● **What this task involves**
Carry none of the pictures over; write out the complete data exactly.

● **Material provided**
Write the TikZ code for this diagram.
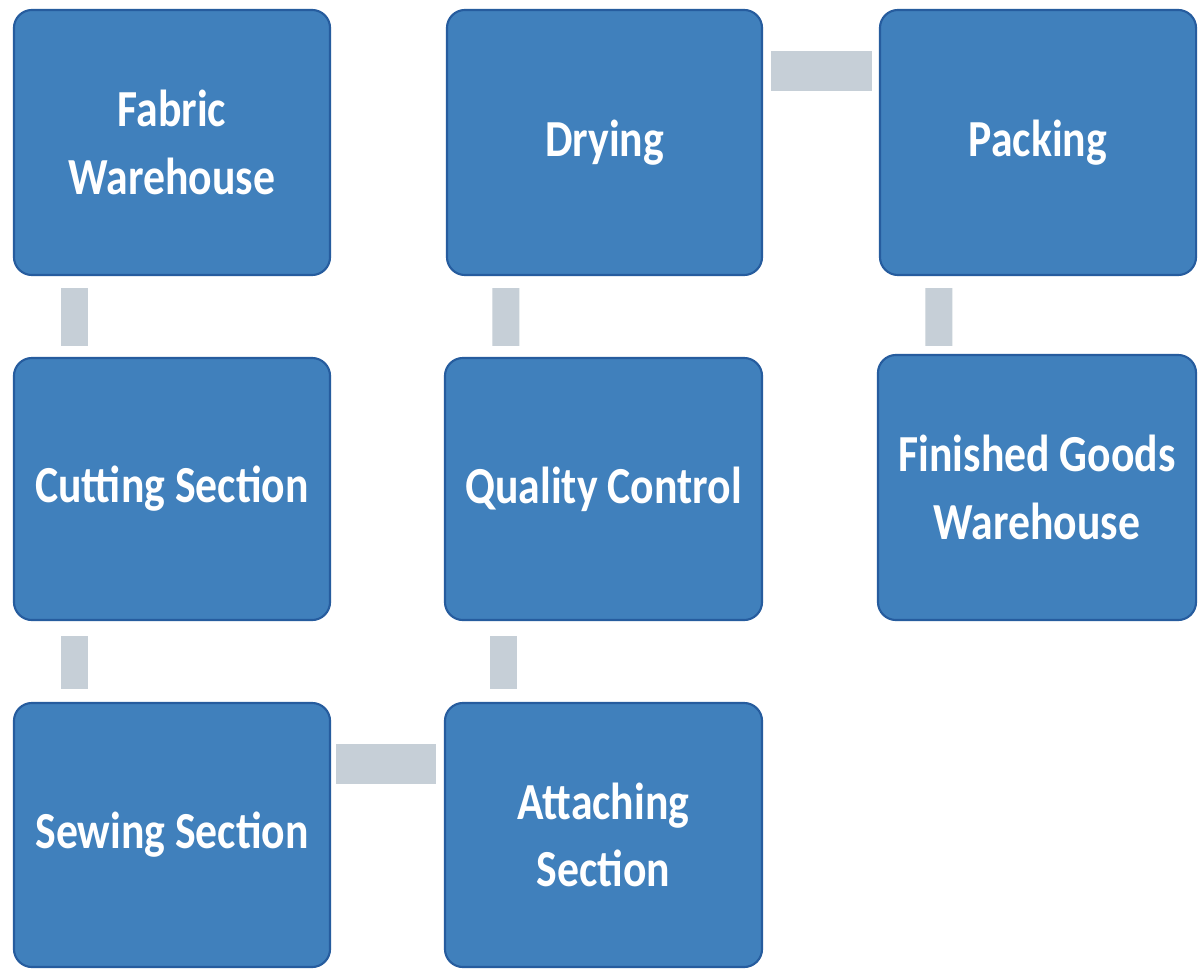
\documentclass[tikz,border=0pt]{standalone}
\usepackage{fontspec}
\setmainfont{Carlito}
\newfontfamily\boxfont[FakeStretch=0.84]{Carlito}
\usetikzlibrary{calc}
\definecolor{boxfill}{RGB}{64,128,188}
\definecolor{boxdraw}{RGB}{38,92,158}
\definecolor{conngray}{RGB}{198,207,215}
\tikzset{
  stepbox/.style={draw=boxdraw, line width=1.5pt, fill=boxfill, rounded corners=0.45cm,
    minimum width=7.9cm, minimum height=6.6cm, text=white, align=center,
    font=\boxfont\bfseries\fontsize{37}{48}\selectfont, inner sep=0pt},
  vconn/.style={draw=conngray, line width=0.675cm},
  hconn/.style={draw=conngray, line width=1.0cm}
}
\begin{document}
\begin{tikzpicture}[x=0.025cm, y=-0.025cm]
\useasboundingbox[fill=white] (0,0) rectangle (1201,971);
\node[stepbox, minimum width=7.9cm, minimum height=6.625cm] (fw) at (172,142.5) {Fabric\\Warehouse};
\node[stepbox, minimum width=7.875cm, minimum height=6.625cm] (dry) at (604.5,142.5) {Drying};
\node[stepbox, minimum width=7.9cm, minimum height=6.625cm] (pack) at (1038,142.5) {Packing};
\node[stepbox, minimum width=7.9cm, minimum height=6.55cm] (cut) at (172,489) {Cutting Section};
\node[stepbox, minimum width=7.925cm, minimum height=6.55cm] (qc) at (603.5,489) {Quality Control};
\node[stepbox, minimum width=7.95cm, minimum height=6.625cm] (fg) at (1037,487.5) {Finished Goods\\Warehouse};
\node[stepbox, minimum width=7.9cm, minimum height=6.6cm] (sew) at (172,835) {Sewing Section};
\node[stepbox, minimum width=7.925cm, minimum height=6.6cm] (att) at (603.5,835) {Attaching\\Section};
% vertical connectors
\draw[vconn] ($(fw.south west)+(61.5,12)$) -- ($(cut.north west)+(61.5,-11)$);
\draw[vconn] ($(cut.south west)+(61.5,15)$) -- ($(sew.north west)+(61.5,-13)$);
\draw[vconn] ($(dry.south west)+(60,12)$) -- ($(qc.north west)+(62,-11)$);
\draw[vconn] ($(qc.south west)+(60,15)$) -- ($(att.north west)+(60,-13)$);
\draw[vconn] ($(pack.south west)+(60,12)$) -- ($(fg.north west)+(62,-8)$);
% horizontal connectors
\draw[hconn] ($(dry.north east)+(8,62)$) -- ($(pack.north west)+(-7,62)$);
\draw[hconn] ($(sew.north east)+(5,62)$) -- ($(att.north west)+(-8,62)$);
\end{tikzpicture}
\end{document}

● **The output**
Write the TikZ code for this diagram.
\documentclass[tikz,border=0pt]{standalone}
\usepackage{fontspec}
\setmainfont{Carlito}
\newfontfamily\boxfont[FakeStretch=0.84]{Carlito}
\usetikzlibrary{calc}
\definecolor{boxfill}{RGB}{64,128,188}
\definecolor{boxdraw}{RGB}{38,92,158}
\definecolor{conngray}{RGB}{198,207,215}
\tikzset{
  stepbox/.style={draw=boxdraw, line width=1.5pt, fill=boxfill, rounded corners=0.45cm,
    minimum width=7.9cm, minimum height=6.6cm, text=white, align=center,
    font=\boxfont\bfseries\fontsize{37}{48}\selectfont, inner sep=0pt},
  vconn/.style={draw=conngray, line width=0.675cm},
  hconn/.style={draw=conngray, line width=1.0cm}
}
\begin{document}
\begin{tikzpicture}[x=0.025cm, y=-0.025cm]
\useasboundingbox[fill=white] (0,0) rectangle (1201,971);
\node[stepbox, minimum width=7.9cm, minimum height=6.625cm] (fw) at (172,142.5) {Fabric\\Warehouse};
\node[stepbox, minimum width=7.875cm, minimum height=6.625cm] (dry) at (604.5,142.5) {Drying};
\node[stepbox, minimum width=7.9cm, minimum height=6.625cm] (pack) at (1038,142.5) {Packing};
\node[stepbox, minimum width=7.9cm, minimum height=6.55cm] (cut) at (172,489) {Cutting Section};
\node[stepbox, minimum width=7.925cm, minimum height=6.55cm] (qc) at (603.5,489) {Quality Control};
\node[stepbox, minimum width=7.95cm, minimum height=6.625cm] (fg) at (1037,487.5) {Finished Goods\\Warehouse};
\node[stepbox, minimum width=7.9cm, minimum height=6.6cm] (sew) at (172,835) {Sewing Section};
\node[stepbox, minimum width=7.925cm, minimum height=6.6cm] (att) at (603.5,835) {Attaching\\Section};
% vertical connectors
\draw[vconn] ($(fw.south west)+(61.5,12)$) -- ($(cut.north west)+(61.5,-11)$);
\draw[vconn] ($(cut.south west)+(61.5,15)$) -- ($(sew.north west)+(61.5,-13)$);
\draw[vconn] ($(dry.south west)+(60,12)$) -- ($(qc.north west)+(62,-11)$);
\draw[vconn] ($(qc.south west)+(60,15)$) -- ($(att.north west)+(60,-13)$);
\draw[vconn] ($(pack.south west)+(60,12)$) -- ($(fg.north west)+(62,-8)$);
% horizontal connectors
\draw[hconn] ($(dry.north east)+(8,62)$) -- ($(pack.north west)+(-7,62)$);
\draw[hconn] ($(sew.north east)+(5,62)$) -- ($(att.north west)+(-8,62)$);
\end{tikzpicture}
\end{document}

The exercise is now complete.